Unfortunately if I cannot find anybody to take care of them, I will have to move them since they have nested under our deck and we will be starting construction soon to renew the deck.

Thank for responding to our post. My wife and I are caught between a hard place and a rock since they are gods creation and we do not want to hurt them.


----------



## pdpbison (Mar 15, 2005)

Hi nom3formoi,

Yahhhhhh...this is one of those delicate opportunities to do something wacky and dareing and mysteriously true - 

To wait-a-month or six-week, untill they are older juveniles who no longer frequent the Nest...
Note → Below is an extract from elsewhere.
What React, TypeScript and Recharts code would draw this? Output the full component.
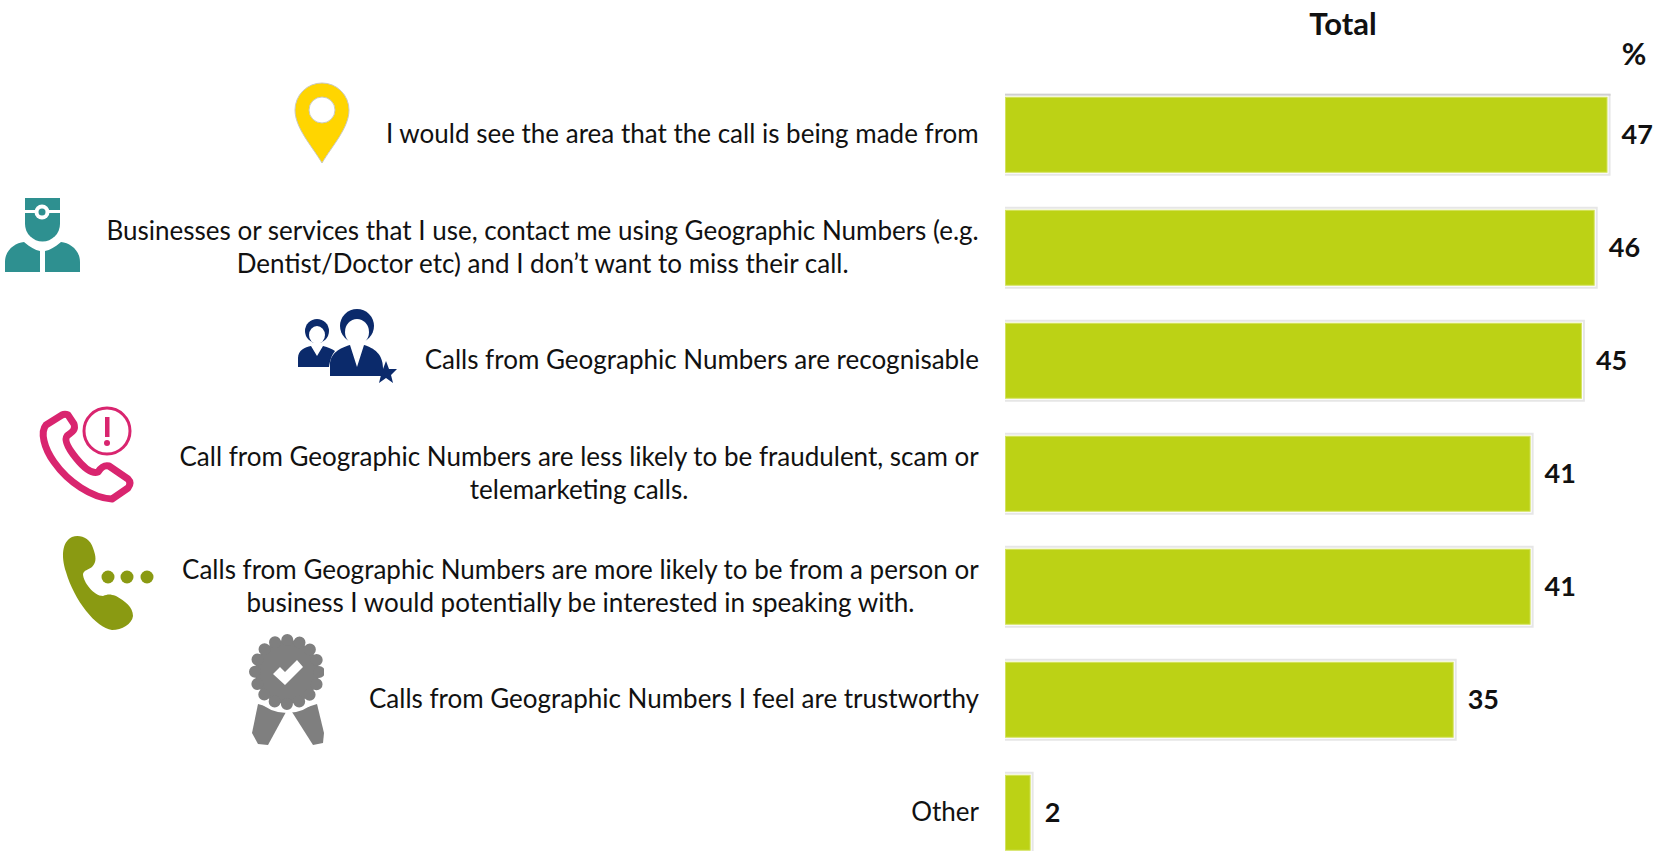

And extend to them ( and yourself, ) this gesture of patience, and the logistically inconvenient kindness and pause amid all of life's other harries and demands...while to be loving to an innocent talbleau-vivant of Life itself, which in this case, is at your mercy...

Then remove the old Nest and re-do your Deck..!

You and your children will remember it happily, for-ever...

A gift to them, and, in this delicate acquiescence, to yourself also.

A total 'win win'...for everyone.

Thanks for writing us..!

Phil
Las Vegas


----------



## nom3formoi (Jun 11, 2005)

*latest*

We had no option but to move them out of the nest since we had to get 
nest.

We tried to keep the squabs close to the next the deck. However the parents
seem dumb and could not locate them. We were not too woried since
the squabs looked well feed and were pooping a lot. I have attached
a picture of them. They look between 17 to 20 days (no expert).

I gave them some water last night. Could not get them to peck at the
ceerios.

This morning the parents were looking for them again without any luck. So
I decided to help them out. I grabbed the squabs and moved them a bit 
so that they would make some noise and the parents would see them.

It worked ! 5 minutes later I saw the mother feeding the squabs!

We are going to leave them in their new spot there until they are ready to
vote.


----------



## John_D (Jan 24, 2002)

Hope the parents get used to the new location all right - sounds OK so far.

That is an absolutely gorgeous pic 

John


----------



## Skyeking (Jan 17, 2003)

Thank you for the update and the beautiful picture. The baby's are beautiful, just getting their feathers in and loosing their baby fuz. One looks lighter in color and is a "blue bar" the other I can't tell but they are darling babies!

The parents are not dumb, they are a little apprehensive, scared, and bewildered as to where their babies have gone. I would be a bit upset and panic if my babies were moved, and I probably couldn't think straight either, at that moment.

The babies cannot pick up anything to eat as they aren't weaned, they still need their parents to feed them. 

Thank you for finding a new home for the noble twins. I'm sure you have made it safe for the babies (predator and rain proof) and comfortable for the parents to feel at ease feeding them there.

Treesa


----------